Using the listing below, output only the lines from the one that contains "Output the Python" through the one that contains "The picture is", inclusive, exactly as given and without images.
═════ Input rows ═════
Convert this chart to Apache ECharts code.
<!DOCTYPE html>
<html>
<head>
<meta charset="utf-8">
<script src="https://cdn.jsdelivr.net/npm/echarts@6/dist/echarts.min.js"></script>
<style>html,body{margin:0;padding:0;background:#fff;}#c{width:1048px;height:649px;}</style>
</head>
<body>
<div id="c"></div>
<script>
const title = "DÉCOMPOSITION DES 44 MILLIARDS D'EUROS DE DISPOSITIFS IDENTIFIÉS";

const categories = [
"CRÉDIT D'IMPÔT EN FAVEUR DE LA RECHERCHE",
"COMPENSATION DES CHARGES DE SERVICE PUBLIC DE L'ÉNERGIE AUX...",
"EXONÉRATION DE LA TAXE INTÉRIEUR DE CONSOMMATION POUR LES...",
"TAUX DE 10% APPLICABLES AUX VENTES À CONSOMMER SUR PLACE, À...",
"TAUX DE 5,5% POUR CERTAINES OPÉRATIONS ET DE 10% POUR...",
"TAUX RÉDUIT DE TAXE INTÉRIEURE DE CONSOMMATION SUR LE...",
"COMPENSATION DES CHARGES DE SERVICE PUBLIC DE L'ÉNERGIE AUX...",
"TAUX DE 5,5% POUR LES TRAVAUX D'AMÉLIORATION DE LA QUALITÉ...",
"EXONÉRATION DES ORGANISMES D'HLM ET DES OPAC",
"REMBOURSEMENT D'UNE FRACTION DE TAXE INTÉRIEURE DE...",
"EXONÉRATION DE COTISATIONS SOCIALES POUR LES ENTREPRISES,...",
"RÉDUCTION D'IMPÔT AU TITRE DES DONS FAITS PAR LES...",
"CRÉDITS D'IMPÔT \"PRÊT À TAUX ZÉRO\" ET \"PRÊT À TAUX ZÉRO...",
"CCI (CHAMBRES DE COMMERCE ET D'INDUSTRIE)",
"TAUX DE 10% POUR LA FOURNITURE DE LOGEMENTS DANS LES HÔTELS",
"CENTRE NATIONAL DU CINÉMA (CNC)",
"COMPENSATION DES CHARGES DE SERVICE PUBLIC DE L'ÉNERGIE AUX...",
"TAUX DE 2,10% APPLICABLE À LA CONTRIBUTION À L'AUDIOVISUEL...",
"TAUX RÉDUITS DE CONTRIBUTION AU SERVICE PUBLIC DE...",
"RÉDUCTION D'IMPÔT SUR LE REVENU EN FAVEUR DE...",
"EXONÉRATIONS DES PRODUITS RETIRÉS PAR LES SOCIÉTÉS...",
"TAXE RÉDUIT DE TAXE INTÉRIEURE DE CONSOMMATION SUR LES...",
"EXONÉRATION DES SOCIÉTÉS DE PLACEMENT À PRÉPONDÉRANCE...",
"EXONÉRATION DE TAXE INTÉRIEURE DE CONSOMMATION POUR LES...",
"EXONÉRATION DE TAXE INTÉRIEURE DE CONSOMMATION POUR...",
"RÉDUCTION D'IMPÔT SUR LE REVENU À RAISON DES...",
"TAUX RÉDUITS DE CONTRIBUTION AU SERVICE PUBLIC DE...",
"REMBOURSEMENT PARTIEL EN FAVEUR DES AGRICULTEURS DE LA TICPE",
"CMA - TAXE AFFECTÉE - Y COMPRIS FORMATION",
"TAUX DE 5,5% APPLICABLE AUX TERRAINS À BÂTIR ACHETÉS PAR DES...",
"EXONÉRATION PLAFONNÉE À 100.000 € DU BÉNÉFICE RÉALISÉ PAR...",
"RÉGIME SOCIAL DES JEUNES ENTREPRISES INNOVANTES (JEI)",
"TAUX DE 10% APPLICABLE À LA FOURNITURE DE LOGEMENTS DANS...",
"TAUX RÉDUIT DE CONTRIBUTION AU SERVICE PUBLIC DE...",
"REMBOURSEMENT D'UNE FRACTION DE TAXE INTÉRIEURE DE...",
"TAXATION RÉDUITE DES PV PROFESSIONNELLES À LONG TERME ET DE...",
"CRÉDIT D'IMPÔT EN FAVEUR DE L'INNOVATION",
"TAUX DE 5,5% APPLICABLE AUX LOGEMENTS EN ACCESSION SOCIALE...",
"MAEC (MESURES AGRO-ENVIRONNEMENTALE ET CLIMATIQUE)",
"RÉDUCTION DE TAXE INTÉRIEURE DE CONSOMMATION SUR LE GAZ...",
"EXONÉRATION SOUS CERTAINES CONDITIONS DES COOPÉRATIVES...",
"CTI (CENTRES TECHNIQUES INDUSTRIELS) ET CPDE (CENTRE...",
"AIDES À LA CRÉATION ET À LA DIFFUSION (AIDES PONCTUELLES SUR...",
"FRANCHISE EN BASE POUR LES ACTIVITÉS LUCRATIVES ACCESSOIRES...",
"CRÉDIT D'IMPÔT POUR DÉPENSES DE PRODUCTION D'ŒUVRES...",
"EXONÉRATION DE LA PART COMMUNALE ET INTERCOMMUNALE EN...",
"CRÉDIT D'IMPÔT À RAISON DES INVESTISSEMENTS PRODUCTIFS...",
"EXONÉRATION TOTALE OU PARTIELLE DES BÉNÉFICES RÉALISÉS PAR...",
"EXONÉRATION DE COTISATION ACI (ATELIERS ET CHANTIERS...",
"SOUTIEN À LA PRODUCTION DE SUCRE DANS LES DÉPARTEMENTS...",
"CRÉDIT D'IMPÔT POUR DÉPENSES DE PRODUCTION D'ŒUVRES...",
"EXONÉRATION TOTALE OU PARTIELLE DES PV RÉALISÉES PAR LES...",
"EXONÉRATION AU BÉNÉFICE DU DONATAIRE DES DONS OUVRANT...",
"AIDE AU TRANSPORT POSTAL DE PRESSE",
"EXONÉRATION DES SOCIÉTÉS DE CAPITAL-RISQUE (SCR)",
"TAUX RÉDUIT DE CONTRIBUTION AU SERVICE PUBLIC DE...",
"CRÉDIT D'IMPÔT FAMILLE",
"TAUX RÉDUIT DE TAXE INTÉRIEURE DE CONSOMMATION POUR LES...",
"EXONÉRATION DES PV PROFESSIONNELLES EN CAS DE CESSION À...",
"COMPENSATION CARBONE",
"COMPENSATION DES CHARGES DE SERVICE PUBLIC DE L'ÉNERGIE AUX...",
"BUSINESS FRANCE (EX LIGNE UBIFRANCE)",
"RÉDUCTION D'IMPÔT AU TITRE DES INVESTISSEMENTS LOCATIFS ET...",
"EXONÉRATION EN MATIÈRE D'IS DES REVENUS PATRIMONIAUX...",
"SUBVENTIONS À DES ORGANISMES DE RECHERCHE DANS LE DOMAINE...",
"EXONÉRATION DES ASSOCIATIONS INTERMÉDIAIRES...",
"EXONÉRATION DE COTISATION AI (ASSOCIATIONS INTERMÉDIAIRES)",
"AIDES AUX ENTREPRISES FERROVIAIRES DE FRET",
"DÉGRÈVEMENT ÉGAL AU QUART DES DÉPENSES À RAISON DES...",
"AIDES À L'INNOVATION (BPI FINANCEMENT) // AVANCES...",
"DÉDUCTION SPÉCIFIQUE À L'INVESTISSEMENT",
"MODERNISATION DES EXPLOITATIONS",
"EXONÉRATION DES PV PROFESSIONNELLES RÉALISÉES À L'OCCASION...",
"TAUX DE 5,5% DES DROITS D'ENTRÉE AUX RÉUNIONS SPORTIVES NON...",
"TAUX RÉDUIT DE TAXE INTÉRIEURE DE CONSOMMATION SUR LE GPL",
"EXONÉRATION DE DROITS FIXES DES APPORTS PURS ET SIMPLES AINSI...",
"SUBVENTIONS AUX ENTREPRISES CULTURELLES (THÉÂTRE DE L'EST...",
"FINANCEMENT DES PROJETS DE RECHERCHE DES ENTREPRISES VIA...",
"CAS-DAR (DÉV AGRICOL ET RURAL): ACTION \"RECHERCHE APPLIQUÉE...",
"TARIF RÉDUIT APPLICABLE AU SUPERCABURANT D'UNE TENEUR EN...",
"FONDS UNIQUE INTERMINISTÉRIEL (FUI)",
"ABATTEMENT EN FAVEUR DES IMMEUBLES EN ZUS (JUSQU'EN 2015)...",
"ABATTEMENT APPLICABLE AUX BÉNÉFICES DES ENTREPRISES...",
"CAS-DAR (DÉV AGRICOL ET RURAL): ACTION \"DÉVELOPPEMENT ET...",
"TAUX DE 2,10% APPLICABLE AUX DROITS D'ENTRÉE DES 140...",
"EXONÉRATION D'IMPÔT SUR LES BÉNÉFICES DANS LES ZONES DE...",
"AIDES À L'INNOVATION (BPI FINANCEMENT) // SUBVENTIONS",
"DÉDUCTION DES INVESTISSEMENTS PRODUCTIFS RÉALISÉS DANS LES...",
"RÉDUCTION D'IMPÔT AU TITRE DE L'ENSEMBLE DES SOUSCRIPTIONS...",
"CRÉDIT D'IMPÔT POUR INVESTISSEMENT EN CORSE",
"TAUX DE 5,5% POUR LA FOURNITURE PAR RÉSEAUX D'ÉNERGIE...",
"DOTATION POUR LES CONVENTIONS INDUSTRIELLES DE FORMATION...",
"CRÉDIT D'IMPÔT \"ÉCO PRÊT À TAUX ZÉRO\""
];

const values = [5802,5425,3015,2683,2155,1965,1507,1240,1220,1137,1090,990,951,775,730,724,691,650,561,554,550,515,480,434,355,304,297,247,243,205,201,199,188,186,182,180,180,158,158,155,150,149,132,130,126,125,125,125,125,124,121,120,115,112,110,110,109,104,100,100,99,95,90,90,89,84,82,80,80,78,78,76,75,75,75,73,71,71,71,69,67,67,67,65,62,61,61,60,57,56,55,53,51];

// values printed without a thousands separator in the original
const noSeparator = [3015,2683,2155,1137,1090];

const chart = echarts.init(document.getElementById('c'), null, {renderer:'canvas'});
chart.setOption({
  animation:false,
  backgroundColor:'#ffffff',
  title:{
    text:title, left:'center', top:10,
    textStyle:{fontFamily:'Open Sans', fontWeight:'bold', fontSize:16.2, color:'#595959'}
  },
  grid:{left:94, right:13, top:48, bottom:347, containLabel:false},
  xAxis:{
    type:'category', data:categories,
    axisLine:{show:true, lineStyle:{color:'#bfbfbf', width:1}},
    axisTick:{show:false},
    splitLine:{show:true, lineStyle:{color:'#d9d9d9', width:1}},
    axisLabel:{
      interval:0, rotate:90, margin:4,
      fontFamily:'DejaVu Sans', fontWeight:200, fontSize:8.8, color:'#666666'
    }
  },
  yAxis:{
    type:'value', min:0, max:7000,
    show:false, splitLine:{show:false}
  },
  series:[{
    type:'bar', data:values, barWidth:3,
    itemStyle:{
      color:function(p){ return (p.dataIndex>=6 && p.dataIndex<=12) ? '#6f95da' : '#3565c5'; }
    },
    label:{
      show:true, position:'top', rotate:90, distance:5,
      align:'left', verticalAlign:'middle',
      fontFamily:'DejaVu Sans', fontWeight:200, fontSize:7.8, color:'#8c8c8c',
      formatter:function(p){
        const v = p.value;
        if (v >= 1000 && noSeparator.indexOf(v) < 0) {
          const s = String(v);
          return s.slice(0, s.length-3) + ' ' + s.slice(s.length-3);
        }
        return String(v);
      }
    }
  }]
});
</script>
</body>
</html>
═════
═════ Input rows ═════
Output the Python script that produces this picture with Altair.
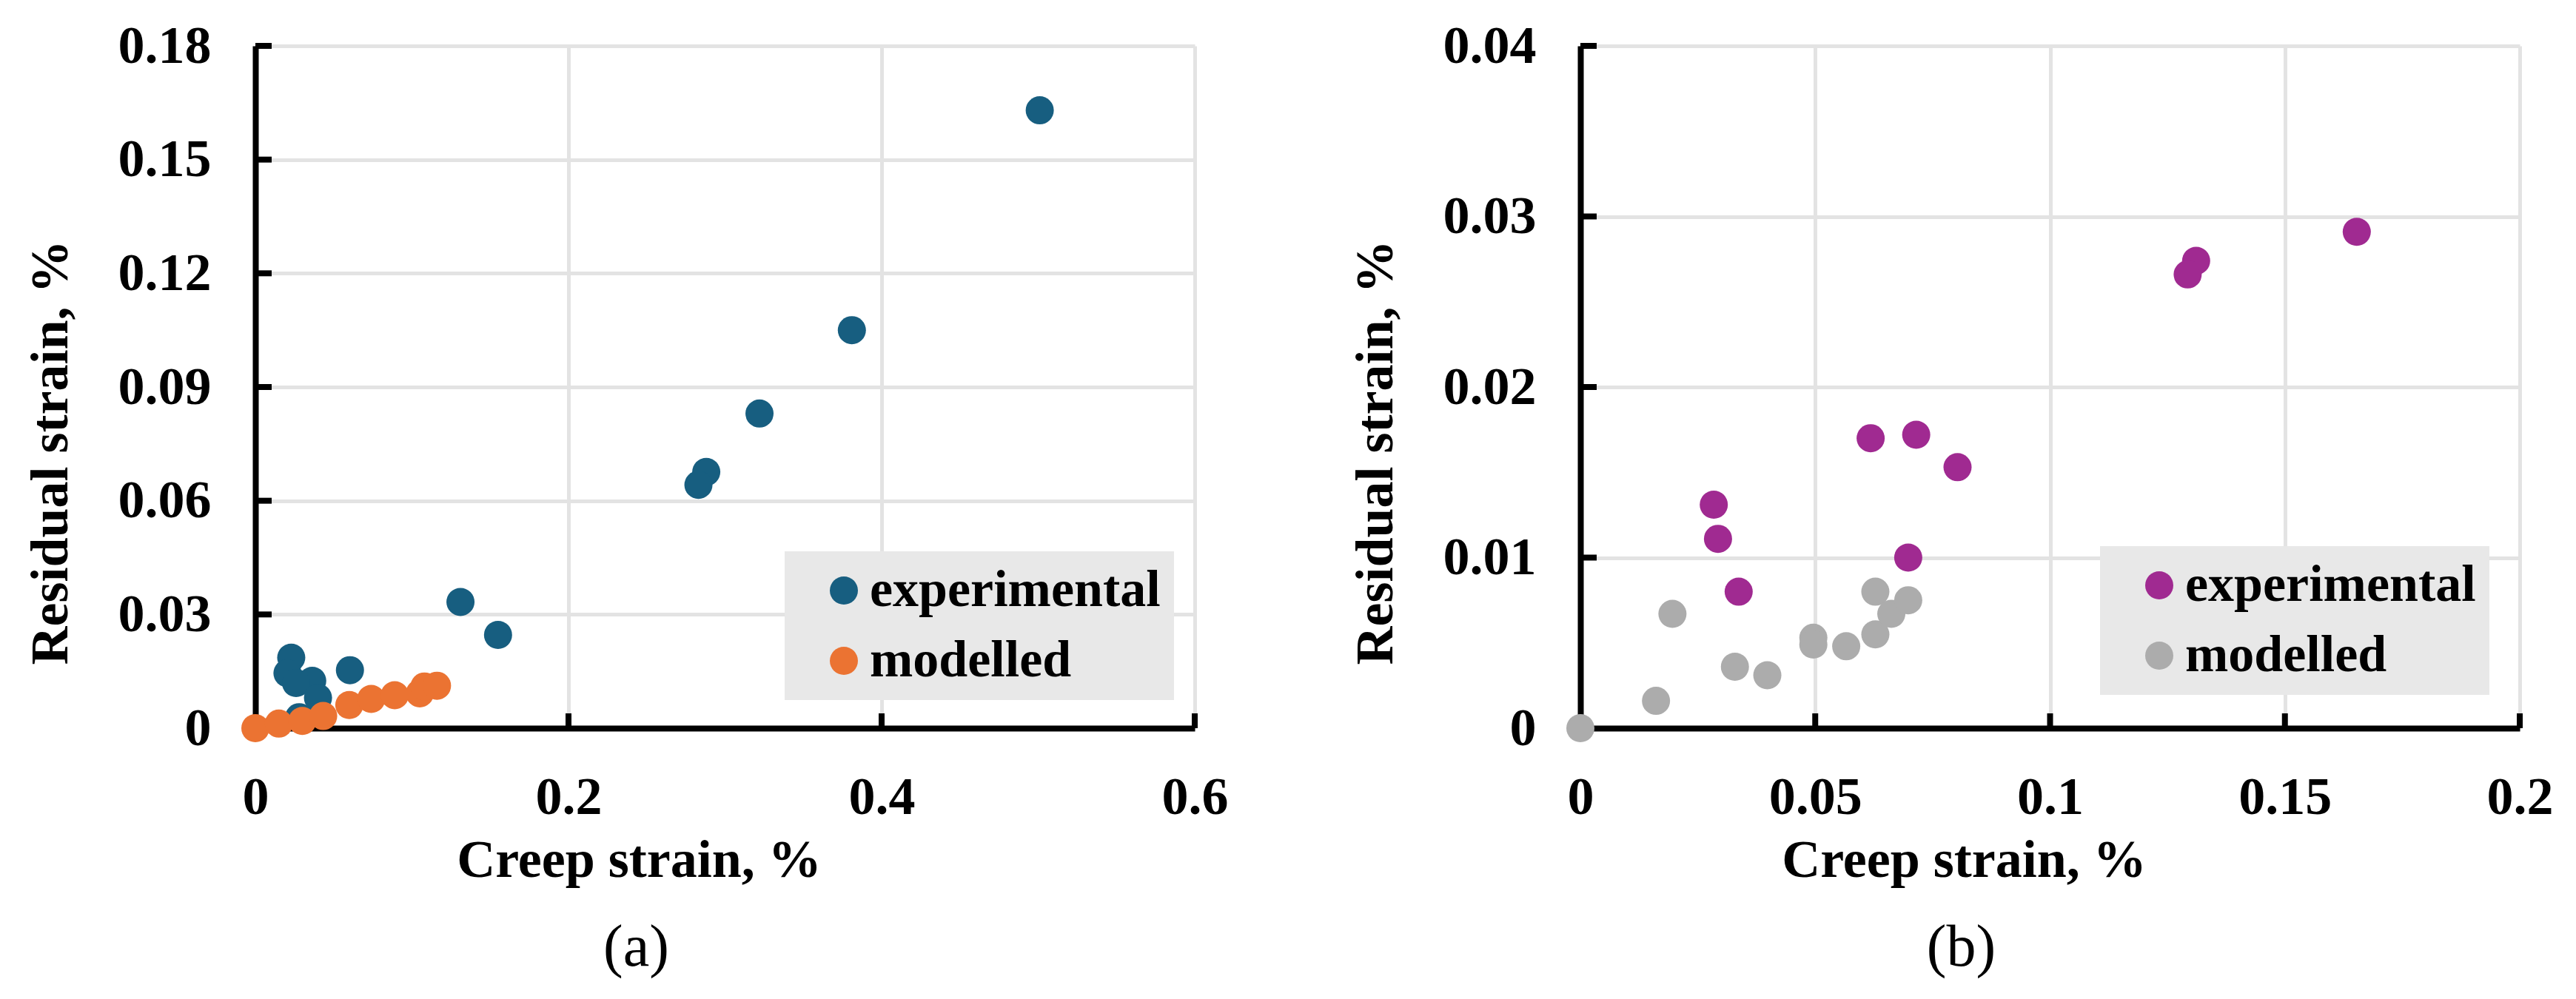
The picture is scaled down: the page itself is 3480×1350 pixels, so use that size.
═════
═════ Input rows ═════
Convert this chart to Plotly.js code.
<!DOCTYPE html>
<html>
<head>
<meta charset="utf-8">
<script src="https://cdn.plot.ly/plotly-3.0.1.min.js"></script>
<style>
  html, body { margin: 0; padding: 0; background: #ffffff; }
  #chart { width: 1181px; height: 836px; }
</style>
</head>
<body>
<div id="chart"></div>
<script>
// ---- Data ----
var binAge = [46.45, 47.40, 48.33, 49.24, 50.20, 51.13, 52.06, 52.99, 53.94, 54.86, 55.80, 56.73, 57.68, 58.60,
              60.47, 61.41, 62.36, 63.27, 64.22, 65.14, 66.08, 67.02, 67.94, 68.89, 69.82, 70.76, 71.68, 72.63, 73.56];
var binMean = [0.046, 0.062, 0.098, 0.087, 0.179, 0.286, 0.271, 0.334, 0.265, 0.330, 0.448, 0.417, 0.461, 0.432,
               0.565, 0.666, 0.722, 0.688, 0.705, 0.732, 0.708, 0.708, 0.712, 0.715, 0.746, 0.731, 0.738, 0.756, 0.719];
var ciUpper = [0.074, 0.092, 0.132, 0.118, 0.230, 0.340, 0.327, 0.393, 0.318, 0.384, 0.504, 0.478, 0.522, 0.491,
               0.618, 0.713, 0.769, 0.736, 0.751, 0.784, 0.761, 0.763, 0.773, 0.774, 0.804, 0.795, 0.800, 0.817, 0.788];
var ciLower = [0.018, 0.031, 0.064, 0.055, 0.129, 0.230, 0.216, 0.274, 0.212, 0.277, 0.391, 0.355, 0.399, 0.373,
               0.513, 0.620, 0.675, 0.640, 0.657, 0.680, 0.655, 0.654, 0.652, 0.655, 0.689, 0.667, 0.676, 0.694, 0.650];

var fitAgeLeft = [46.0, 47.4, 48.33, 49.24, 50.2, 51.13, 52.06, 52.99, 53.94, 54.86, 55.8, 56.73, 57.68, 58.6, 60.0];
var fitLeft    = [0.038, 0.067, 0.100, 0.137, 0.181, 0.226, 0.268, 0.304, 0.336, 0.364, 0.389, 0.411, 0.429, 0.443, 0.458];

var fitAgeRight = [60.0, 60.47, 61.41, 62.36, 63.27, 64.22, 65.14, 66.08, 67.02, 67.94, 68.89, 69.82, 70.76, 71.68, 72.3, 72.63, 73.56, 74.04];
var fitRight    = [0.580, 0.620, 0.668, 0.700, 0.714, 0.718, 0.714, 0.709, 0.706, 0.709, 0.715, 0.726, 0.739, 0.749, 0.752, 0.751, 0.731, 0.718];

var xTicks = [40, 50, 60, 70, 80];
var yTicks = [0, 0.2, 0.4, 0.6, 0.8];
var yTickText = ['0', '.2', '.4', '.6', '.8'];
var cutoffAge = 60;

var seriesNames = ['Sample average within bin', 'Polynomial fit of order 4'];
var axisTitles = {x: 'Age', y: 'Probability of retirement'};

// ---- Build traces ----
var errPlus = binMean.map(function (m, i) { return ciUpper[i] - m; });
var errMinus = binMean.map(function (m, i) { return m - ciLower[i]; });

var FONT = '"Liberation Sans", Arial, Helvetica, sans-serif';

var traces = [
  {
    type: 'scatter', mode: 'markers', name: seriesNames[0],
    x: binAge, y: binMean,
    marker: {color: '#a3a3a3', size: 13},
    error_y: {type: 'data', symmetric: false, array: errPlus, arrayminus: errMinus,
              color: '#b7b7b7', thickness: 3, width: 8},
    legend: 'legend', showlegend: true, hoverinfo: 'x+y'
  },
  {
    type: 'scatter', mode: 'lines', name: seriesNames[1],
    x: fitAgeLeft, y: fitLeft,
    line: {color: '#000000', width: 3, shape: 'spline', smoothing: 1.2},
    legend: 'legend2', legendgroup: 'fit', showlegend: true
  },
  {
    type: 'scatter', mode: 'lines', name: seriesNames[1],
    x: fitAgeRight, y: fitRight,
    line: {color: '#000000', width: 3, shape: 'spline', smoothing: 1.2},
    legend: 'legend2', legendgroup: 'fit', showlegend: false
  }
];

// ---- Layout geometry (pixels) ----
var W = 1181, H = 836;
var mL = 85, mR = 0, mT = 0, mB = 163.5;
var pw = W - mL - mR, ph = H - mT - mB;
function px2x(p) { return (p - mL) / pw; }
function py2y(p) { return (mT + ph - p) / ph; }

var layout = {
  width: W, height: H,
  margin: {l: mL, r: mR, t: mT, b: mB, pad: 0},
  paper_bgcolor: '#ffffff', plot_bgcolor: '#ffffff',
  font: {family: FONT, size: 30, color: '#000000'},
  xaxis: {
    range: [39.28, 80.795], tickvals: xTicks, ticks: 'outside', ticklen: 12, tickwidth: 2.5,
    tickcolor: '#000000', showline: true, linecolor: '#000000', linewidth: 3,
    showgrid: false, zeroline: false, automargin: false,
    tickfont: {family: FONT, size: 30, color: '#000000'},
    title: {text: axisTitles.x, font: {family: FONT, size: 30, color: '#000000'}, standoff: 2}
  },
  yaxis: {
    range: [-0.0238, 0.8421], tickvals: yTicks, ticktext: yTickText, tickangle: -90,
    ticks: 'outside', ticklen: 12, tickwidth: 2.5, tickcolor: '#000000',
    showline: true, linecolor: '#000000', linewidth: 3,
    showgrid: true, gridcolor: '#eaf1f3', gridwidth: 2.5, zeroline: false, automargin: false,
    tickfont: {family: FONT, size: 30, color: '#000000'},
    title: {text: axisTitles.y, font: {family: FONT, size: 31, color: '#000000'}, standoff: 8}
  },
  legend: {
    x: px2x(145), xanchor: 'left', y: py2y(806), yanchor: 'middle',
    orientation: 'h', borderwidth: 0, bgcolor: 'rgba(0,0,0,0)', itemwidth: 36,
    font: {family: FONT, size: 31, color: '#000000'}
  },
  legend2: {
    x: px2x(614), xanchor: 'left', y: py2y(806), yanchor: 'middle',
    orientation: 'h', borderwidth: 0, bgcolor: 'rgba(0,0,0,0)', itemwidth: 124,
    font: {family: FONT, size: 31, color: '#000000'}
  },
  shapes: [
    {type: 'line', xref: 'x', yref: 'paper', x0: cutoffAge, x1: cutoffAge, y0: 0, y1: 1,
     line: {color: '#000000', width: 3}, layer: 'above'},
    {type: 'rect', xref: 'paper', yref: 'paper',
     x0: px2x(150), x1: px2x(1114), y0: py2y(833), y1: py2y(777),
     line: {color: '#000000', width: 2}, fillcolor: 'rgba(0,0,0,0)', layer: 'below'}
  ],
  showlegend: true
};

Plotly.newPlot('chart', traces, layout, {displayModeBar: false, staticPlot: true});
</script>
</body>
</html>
═════
▶ Complete answer:
Output the Python script that produces this picture with Altair.
The picture is scaled down: the page itself is 3480×1350 pixels, so use that size.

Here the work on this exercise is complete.